TASK OBJECTIVE :: Your task is to print exactly the lines from the line that contains "Write the Chart.js code for this chart." through the line that contains "292], [88, 238]];", with pictures left out.

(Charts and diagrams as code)
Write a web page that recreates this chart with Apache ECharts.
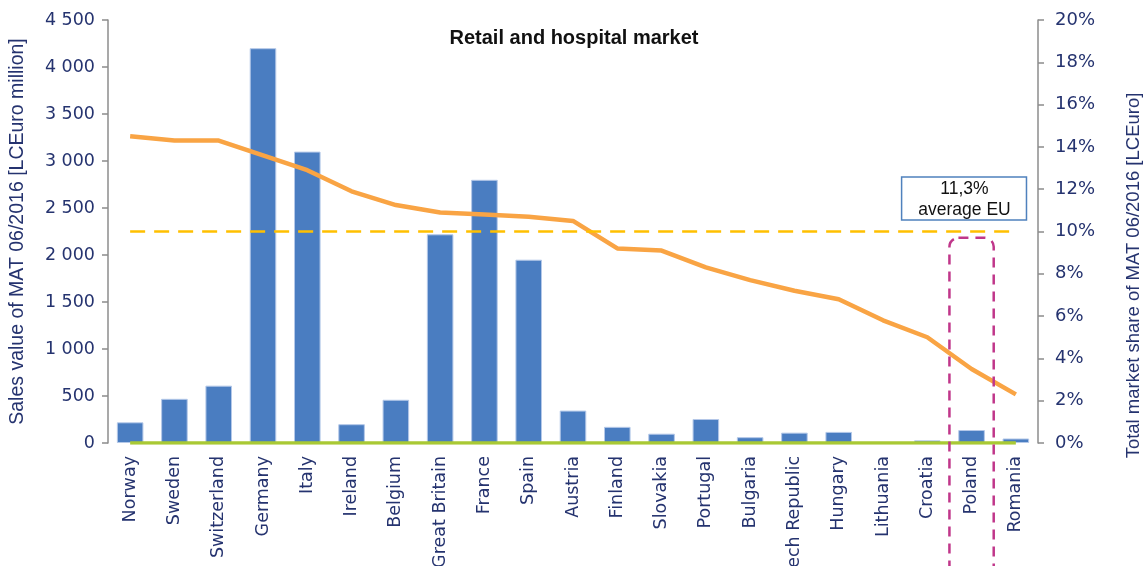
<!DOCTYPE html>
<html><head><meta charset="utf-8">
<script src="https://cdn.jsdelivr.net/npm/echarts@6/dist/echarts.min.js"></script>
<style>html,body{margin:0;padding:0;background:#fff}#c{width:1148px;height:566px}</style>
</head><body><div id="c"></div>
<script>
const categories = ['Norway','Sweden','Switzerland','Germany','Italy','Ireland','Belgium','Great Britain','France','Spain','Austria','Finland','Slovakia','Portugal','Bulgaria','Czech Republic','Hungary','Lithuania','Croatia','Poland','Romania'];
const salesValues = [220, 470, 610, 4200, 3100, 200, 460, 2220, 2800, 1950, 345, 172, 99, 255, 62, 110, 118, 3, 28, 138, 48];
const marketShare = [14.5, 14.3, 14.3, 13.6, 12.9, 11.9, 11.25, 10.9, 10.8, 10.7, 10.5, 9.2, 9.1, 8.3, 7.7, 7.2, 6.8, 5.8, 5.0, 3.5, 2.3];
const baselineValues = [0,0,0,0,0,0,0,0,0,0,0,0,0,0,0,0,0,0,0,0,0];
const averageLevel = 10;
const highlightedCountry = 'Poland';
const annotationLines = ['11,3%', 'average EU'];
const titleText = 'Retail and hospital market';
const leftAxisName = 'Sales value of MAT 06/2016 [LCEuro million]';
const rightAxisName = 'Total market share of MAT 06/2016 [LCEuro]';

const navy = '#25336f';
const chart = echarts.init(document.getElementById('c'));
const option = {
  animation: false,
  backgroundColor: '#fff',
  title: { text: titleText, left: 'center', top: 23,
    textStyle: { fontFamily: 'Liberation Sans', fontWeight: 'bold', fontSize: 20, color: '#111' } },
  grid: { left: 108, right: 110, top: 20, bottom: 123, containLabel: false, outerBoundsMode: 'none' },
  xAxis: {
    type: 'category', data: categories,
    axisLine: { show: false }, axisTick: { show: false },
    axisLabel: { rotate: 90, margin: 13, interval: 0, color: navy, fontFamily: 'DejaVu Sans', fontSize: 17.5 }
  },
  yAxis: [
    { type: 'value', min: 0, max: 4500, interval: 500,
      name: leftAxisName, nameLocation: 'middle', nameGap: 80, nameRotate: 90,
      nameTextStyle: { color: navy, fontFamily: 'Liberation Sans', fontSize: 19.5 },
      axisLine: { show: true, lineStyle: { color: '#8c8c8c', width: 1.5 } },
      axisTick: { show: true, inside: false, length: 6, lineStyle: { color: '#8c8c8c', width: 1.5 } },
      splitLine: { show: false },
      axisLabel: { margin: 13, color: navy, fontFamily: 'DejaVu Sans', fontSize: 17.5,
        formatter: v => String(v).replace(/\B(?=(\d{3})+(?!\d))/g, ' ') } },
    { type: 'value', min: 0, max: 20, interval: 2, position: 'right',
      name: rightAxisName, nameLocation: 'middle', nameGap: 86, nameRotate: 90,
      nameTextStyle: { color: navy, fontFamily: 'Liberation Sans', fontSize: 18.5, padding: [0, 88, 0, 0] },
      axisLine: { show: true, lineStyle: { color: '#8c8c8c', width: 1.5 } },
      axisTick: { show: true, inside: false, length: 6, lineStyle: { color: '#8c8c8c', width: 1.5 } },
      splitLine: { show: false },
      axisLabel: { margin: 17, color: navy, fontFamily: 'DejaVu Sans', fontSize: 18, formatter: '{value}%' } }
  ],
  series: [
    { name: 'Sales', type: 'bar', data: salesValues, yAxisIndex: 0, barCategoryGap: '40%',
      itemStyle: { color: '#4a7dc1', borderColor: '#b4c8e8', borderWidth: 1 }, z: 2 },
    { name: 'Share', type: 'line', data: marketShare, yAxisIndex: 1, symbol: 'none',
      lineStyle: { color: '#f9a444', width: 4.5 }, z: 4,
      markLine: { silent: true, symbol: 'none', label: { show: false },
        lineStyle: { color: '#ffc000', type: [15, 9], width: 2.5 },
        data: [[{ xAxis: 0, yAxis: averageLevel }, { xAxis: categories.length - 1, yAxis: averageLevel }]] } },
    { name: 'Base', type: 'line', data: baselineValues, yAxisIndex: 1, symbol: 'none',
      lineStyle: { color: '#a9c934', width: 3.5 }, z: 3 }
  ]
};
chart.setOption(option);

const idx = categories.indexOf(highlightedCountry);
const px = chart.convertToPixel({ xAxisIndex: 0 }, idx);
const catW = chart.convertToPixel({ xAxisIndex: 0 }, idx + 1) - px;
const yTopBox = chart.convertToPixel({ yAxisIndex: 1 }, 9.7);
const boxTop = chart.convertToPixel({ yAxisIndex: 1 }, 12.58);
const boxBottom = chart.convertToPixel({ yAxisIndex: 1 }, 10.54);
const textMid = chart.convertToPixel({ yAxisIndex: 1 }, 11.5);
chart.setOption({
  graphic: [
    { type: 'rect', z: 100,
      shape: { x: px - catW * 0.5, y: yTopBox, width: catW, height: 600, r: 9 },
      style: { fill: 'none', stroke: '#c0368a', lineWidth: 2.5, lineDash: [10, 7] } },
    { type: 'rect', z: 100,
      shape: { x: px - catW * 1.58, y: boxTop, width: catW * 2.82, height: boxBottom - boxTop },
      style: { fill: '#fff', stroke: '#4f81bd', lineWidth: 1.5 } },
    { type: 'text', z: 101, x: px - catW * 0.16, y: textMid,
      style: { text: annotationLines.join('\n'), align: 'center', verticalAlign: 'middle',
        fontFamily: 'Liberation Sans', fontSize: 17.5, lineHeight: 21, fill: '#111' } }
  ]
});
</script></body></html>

* * *

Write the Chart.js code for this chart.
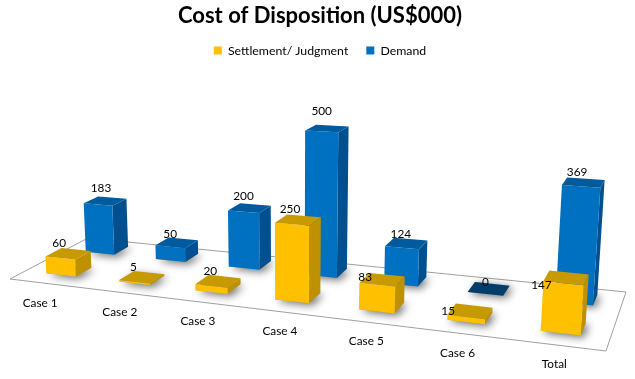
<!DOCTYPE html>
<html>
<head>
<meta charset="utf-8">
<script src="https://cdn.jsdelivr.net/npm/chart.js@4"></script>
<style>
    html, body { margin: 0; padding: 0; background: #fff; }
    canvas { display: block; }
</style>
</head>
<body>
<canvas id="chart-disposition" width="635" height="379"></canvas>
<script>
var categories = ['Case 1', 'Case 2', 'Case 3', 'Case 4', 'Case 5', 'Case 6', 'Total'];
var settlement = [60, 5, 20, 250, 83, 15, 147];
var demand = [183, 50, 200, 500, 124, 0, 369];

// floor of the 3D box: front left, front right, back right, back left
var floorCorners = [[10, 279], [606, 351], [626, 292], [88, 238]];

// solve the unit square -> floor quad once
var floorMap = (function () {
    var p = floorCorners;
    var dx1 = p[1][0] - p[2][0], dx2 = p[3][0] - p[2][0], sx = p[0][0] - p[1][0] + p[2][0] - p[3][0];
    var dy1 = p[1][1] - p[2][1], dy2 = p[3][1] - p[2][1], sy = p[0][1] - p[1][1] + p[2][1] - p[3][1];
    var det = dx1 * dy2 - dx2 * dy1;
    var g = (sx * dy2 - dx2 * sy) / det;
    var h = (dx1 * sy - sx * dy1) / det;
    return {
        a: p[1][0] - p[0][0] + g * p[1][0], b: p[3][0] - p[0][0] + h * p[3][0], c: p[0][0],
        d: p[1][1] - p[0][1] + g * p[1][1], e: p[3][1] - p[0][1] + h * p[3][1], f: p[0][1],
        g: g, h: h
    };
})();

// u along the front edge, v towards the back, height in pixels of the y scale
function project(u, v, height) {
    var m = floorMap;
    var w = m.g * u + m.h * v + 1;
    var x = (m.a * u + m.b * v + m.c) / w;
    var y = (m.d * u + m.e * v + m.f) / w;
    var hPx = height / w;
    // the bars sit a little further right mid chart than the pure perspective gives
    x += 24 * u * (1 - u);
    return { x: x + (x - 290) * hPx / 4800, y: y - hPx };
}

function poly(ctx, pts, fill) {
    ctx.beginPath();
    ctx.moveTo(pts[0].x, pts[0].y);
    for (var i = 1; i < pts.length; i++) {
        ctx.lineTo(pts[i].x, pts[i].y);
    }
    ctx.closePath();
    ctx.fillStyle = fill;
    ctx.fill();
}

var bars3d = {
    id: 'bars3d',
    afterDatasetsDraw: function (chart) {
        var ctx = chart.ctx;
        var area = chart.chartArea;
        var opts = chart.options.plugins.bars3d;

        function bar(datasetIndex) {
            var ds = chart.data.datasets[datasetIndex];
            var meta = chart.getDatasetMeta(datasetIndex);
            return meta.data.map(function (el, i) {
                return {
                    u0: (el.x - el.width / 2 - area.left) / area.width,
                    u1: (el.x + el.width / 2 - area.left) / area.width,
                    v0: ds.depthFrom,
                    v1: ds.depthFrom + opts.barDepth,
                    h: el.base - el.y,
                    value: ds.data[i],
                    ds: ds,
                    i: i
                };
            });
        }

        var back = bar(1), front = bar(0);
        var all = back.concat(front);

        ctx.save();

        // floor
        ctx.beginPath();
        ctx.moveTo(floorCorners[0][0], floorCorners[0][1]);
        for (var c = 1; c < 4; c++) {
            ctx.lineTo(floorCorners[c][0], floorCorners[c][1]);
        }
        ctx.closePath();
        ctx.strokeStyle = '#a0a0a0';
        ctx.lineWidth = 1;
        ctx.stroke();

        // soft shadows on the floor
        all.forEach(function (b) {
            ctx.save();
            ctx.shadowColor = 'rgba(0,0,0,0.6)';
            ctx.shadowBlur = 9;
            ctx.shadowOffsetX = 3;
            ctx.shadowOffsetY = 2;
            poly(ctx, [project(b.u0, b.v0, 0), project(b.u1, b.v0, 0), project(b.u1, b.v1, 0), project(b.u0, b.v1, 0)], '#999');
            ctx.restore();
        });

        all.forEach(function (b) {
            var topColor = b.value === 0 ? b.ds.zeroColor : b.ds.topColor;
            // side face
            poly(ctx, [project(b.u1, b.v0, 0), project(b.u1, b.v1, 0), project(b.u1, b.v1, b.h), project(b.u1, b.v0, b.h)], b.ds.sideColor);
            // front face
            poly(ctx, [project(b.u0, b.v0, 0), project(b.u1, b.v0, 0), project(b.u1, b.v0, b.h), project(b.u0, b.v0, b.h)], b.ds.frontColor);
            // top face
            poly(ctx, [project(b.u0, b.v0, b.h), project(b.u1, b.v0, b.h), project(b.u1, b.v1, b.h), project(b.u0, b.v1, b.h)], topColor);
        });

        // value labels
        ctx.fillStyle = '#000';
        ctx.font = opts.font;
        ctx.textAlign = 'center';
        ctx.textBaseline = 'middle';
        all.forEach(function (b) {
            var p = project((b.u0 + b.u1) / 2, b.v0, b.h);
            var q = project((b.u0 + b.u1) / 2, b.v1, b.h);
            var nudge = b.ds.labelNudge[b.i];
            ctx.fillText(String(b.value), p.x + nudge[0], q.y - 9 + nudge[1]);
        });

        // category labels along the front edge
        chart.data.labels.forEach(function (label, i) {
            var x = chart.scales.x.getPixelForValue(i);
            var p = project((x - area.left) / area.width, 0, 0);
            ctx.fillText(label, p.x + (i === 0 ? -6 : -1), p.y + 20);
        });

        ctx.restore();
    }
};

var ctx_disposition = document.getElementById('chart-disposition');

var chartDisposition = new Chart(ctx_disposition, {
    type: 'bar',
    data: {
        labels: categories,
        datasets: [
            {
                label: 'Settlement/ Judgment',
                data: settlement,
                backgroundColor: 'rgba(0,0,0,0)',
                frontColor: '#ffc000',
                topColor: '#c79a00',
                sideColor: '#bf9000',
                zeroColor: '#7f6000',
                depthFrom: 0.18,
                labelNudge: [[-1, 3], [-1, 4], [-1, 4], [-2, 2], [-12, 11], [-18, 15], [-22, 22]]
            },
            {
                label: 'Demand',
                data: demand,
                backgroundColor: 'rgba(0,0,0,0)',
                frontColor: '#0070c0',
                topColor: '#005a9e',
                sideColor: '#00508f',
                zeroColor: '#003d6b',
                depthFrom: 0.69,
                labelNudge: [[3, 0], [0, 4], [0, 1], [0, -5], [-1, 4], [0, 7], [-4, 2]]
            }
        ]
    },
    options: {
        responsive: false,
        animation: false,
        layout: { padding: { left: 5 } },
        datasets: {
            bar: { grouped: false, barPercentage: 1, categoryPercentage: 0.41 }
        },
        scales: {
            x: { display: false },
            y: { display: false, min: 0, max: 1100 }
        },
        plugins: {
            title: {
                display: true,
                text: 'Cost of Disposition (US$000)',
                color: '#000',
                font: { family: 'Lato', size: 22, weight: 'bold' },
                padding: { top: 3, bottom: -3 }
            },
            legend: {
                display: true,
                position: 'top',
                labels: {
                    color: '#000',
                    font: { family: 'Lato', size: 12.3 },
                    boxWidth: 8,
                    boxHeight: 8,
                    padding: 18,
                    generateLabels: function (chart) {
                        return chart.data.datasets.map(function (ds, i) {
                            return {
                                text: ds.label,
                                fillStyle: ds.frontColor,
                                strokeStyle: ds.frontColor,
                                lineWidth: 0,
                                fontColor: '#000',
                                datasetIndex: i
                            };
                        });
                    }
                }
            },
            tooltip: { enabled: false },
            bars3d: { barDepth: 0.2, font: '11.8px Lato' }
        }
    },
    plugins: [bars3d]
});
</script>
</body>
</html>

OUTPUT FOR THIS EXERCISE ::
Write the Chart.js code for this chart.
<!DOCTYPE html>
<html>
<head>
<meta charset="utf-8">
<script src="https://cdn.jsdelivr.net/npm/chart.js@4"></script>
<style>
    html, body { margin: 0; padding: 0; background: #fff; }
    canvas { display: block; }
</style>
</head>
<body>
<canvas id="chart-disposition" width="635" height="379"></canvas>
<script>
var categories = ['Case 1', 'Case 2', 'Case 3', 'Case 4', 'Case 5', 'Case 6', 'Total'];
var settlement = [60, 5, 20, 250, 83, 15, 147];
var demand = [183, 50, 200, 500, 124, 0, 369];

// floor of the 3D box: front left, front right, back right, back left
var floorCorners = [[10, 279], [606, 351], [626, 292], [88, 238]];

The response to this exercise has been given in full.